Açık denizde gerçekleştirdiğimiz çalışmaları ve sabit veri alan gözlem sistemlerinin tamamlayıcısı olan Deniz Kâşifi gibi otonom cihazların ve diğer gözlem sistemlerinin sayılarının denizlerimizde artması çok önemli. Bu sistemler aracılığıyla yapılan gözlemler sayesinde başta iklim değişikliği ve kirlilik olmak üzere denizlerimiz üzerindeki baskıların etkilerini daha net anlayabilecek ve bu baskılara yönelik çözümler geliştirebileceğiz.”
Otonom cihazla yapılan en uzun çalışma
Deniz Kâşifi’nin Akdeniz çalışmasına ilişkin de bilgi veren Salihoğlu, “600 km uzunluğundaki bir hat boyunca yüzeyden 500 metre aşağıya süzülerek inip çıkan gliderin, konvansiyonel yöntemle yapılması çok uzun sürecek 500 düşey profile karşılık gelecek şekilde ölçümler gerçekleşti. Bu araştırma, Türkiye denizlerinde otonom bir cihazla yapılan en uzun robotik oşinografik çalışma oldu” şeklinde konuştu.
Marmara için umut her zaman var
Deniz Kâşifi’nin Marmara Denizi çalışmasının iki aşamalı planlandığı bilgisini veren Barış Salihoğlu “Cihaz, ilk aşamada sabit bir ölçüm istasyonu gibi kullanılarak aynı noktada 900 metre derinliğe daldı ve İstanbul Boğazı’ndan çıkan jet akıntısının etkisi 24 saat boyunca gözlendi. Bu sayede ilk defa Boğaz jetinin etkisi yerinde ve gerçek zamanlı olarak ölçülebildi.

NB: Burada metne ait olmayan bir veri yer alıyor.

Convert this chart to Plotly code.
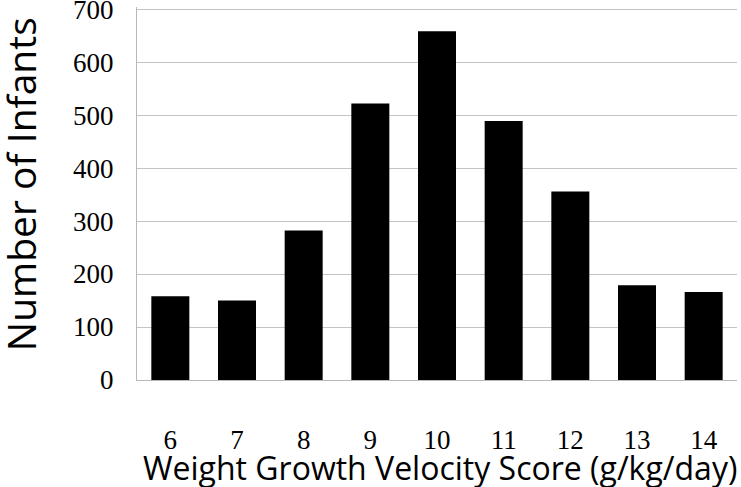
import plotly.graph_objects as go

scores = ["6", "7", "8", "9", "10", "11", "12", "13", "14"]
infants = [158, 150, 282, 522, 658, 489, 356, 179, 166]
y_ticks = [0, 100, 200, 300, 400, 500, 600, 700]

serif = "Liberation Serif, Times New Roman, serif"
sans = "Open Sans, sans-serif"

fig = go.Figure()
fig.add_trace(go.Bar(
    x=scores, y=infants,
    marker=dict(color="black", line=dict(width=0)),
))

fig.update_layout(
    width=741, height=487,
    margin=dict(l=137, r=4, t=7, b=107),
    plot_bgcolor="white", paper_bgcolor="white",
    bargap=0.43,
    showlegend=False,
    xaxis=dict(
        type="category", automargin=False,
        showline=True, linecolor="#b8b8b8", linewidth=1,
        showgrid=False, ticks="",
        tickfont=dict(family=serif, size=27, color="black"),
        ticklabelstandoff=36,
    ),
    yaxis=dict(
        range=[0, 704], tickvals=y_ticks, automargin=False,
        showline=True, linecolor="#b8b8b8", linewidth=1,
        showgrid=True, gridcolor="#c4c4c4", gridwidth=1,
        zeroline=False, ticks="",
        tickfont=dict(family=serif, size=27, color="black"),
        ticklabelstandoff=17, ticklabeloverflow="allow",
    ),
    annotations=[
        dict(text="Weight Growth Velocity Score (g/kg/day)",
             xref="paper", yref="paper", x=0.505, y=-0.2345,
             xanchor="center", yanchor="middle", showarrow=False,
             font=dict(family=sans, size=32, color="black")),
        dict(text="Number of Infants", textangle=-90,
             xref="paper", yref="paper", x=-0.195, y=0.525,
             xanchor="center", yanchor="middle", showarrow=False,
             font=dict(family=sans, size=39, color="black")),
    ],
)

# drop the default page margin so the figure sits at the window's corner
fig.write_html("out.html", config={"displayModeBar": False},
               post_script="document.body.style.margin='0';")
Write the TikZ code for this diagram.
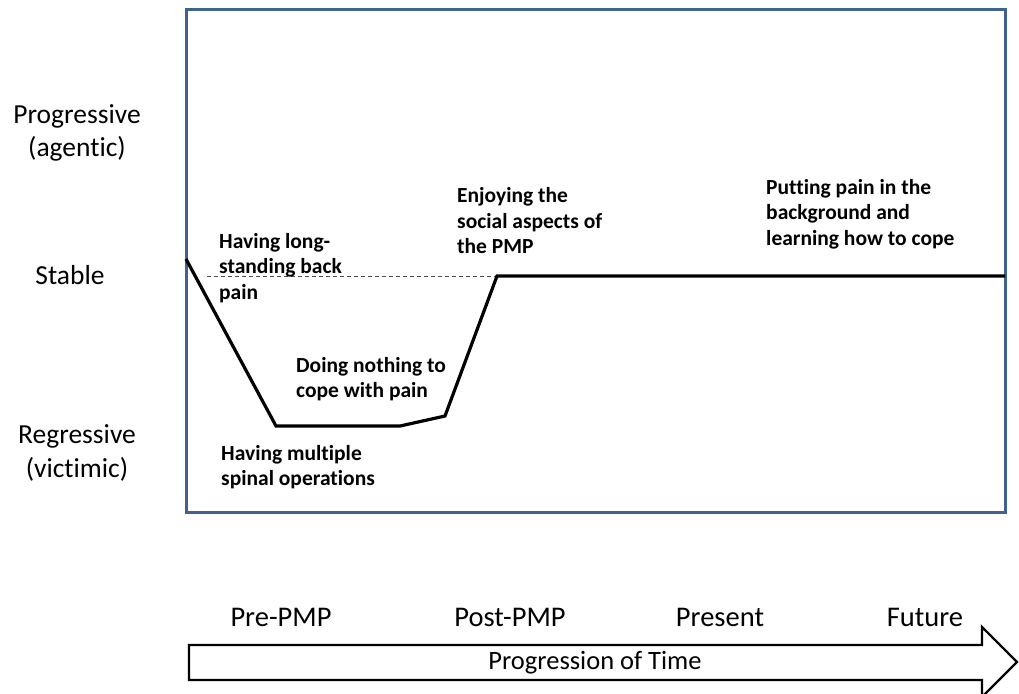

İkinci aşamada ise Doğu-Batı uzanımlı 76 km uzunluğunda bir hat boyunca ölçümler yapıldı. Hat boyunca, Marmara Denizi’ne özel iki tabakalı sistemde, tabakalar arası etkileşimi yüksek çözünürlükte belirlemek için yüzey ile 50 metre derinlik arasında veri toplandı. Bu ölçümler, kış koşullarında bile birçok alanın oksijen yönünden fakir olduğunu gösterdi. Fakat bilincin artması ve eksik bilgilerin tamamlanması ile sorunlar giderilebilir. Marmara için umut her zaman var” dedi.